We have John McCain – a cipher to me and no doubt to himself -- and Hillary Clinton – a largely well-intentioned workaholic who’s spent her entire adult life in fight-or-flight mode and possibly hasn’t drawn a peaceful breath in fifteen years. Neither of them exactly “looms”.
And then there’s Obama. Young; indisputably brilliant; angry (though he’s not allowed to show it); occasionally naïve (how could he not think Jeremiah Wright would become an issue?); largely untested in the conventional sense (which is to say he hasn’t yet been chewed up and shat out like John and Hillary); capable alternately of crystalline eloquence and flat-footed stuttering; cocky at times and, now, humbled. Not a demi-god. A human being.
It’s not simply for his policies that I support him; by most measures he and Hillary are not terribly far apart (and, in fact, I suspect her health plan may be better than his). It’s for what I expect (there’s that word again) his style of governance will be.

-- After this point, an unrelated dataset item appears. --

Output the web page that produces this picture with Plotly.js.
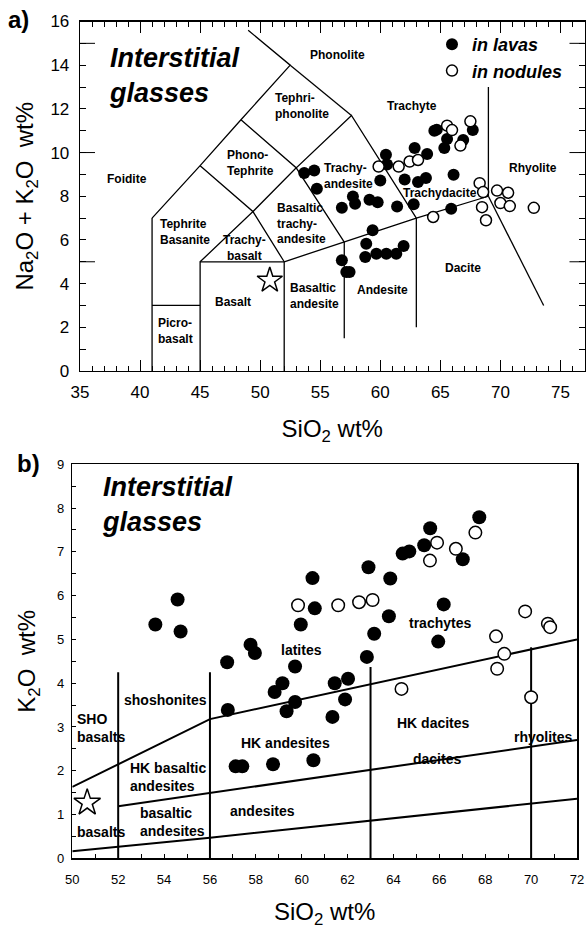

In a weird kind of way I expect he’ll be in the (please God forgive me for saying this) Reagan mold in the sense of governing in an executive style, surrounded by “the best and the brightest” (he’s already done an extraordinary job of choosing people for his campaign who by any measure have done an extraordinary job in helping him get this far against overwhelming odds), setting the tone from the Oval Office and expecting those who are experts in there various fields to take macrocosmic direction from him. Hillary, on the other hand, I suspect would be much more Carter-esque in her governing style; in the trenches, covered in mud, working an abacus, an Uzi and a frying pan all at once.
Much as I love and respect Jimmy Carter, I don’t think his style of micro-management governance is enough now – not after eight years of unprecedented, cancerous malignity on a global scale. I think we’re at a unique turning point in American history and, though it may already be too late in some areas (especially as regards climate change), it’s now or never. We need to take a giant step back and do nothing less than redefine the zeitgeist of our era.
Neither Hillary nor McCain thinks in those terms. Obama does.
This, I think, is what Obama was referencing when he was criticized by many on the left for speaking admiringly of Ronald Reagan several months ago – not for his policies, God knows, but for his visionary approach, which was indisputably transformative. Reagan, of course, left us culturally divided and grossly in debt and for Obama to be able to pull off the nifty hat trick of balancing the budget, withdrawing from Iraq, rebuilding our infrastructure, resuscitating the economy, launching health care for all for the first time in American history, appeasing pro-life and pro-choice advocates, addressing gun control – ad infinitum – is not just unlikely it’s impossible. I “expect” that he’ll fail again and again in the particulars – as will any President.
But I hope (so incendiary a word) that he’ll go down with his eyes on the prize. I hope that he’ll appeal to our better angels. I hope he’ll be guided by Martin Luther King’s dictum -- "Our lives begin to end the day we become silent about things that matter" -- and refuses to let
us be silent. I hope he’ll shake us up and remind us that “all men are caught in an inescapable network of mutuality” [MLK again] and that we don’t have the luxury of domestic or international factionalism; the fate of the world, quite literally depends on it.
Obama – and people like me -- has been criticized for being starry-eyed, romantic, naïve and grandiose. But I think we have no choice but to think big. Four or eight years ago I’d’ve voted for Hillary; I happily voted for Gore and God knows he, like Hillary, is the ultimate wonk. But times have changed dramatically since 2000 and we need to do nothing less than create our reality anew.
It’s called radicalism, an empty-handed leap into the void. This is how, when I’m at my best and most courageous, I’ve lived my life for forty-eight years. It’s stood me in good stead again and again and I’ve been rewarded for it with embarrassing abundance. I’ve fallen on my face a hundred thousand times, but it’s never let me down. Not once. Not ever. How could it? It’s what life itself is.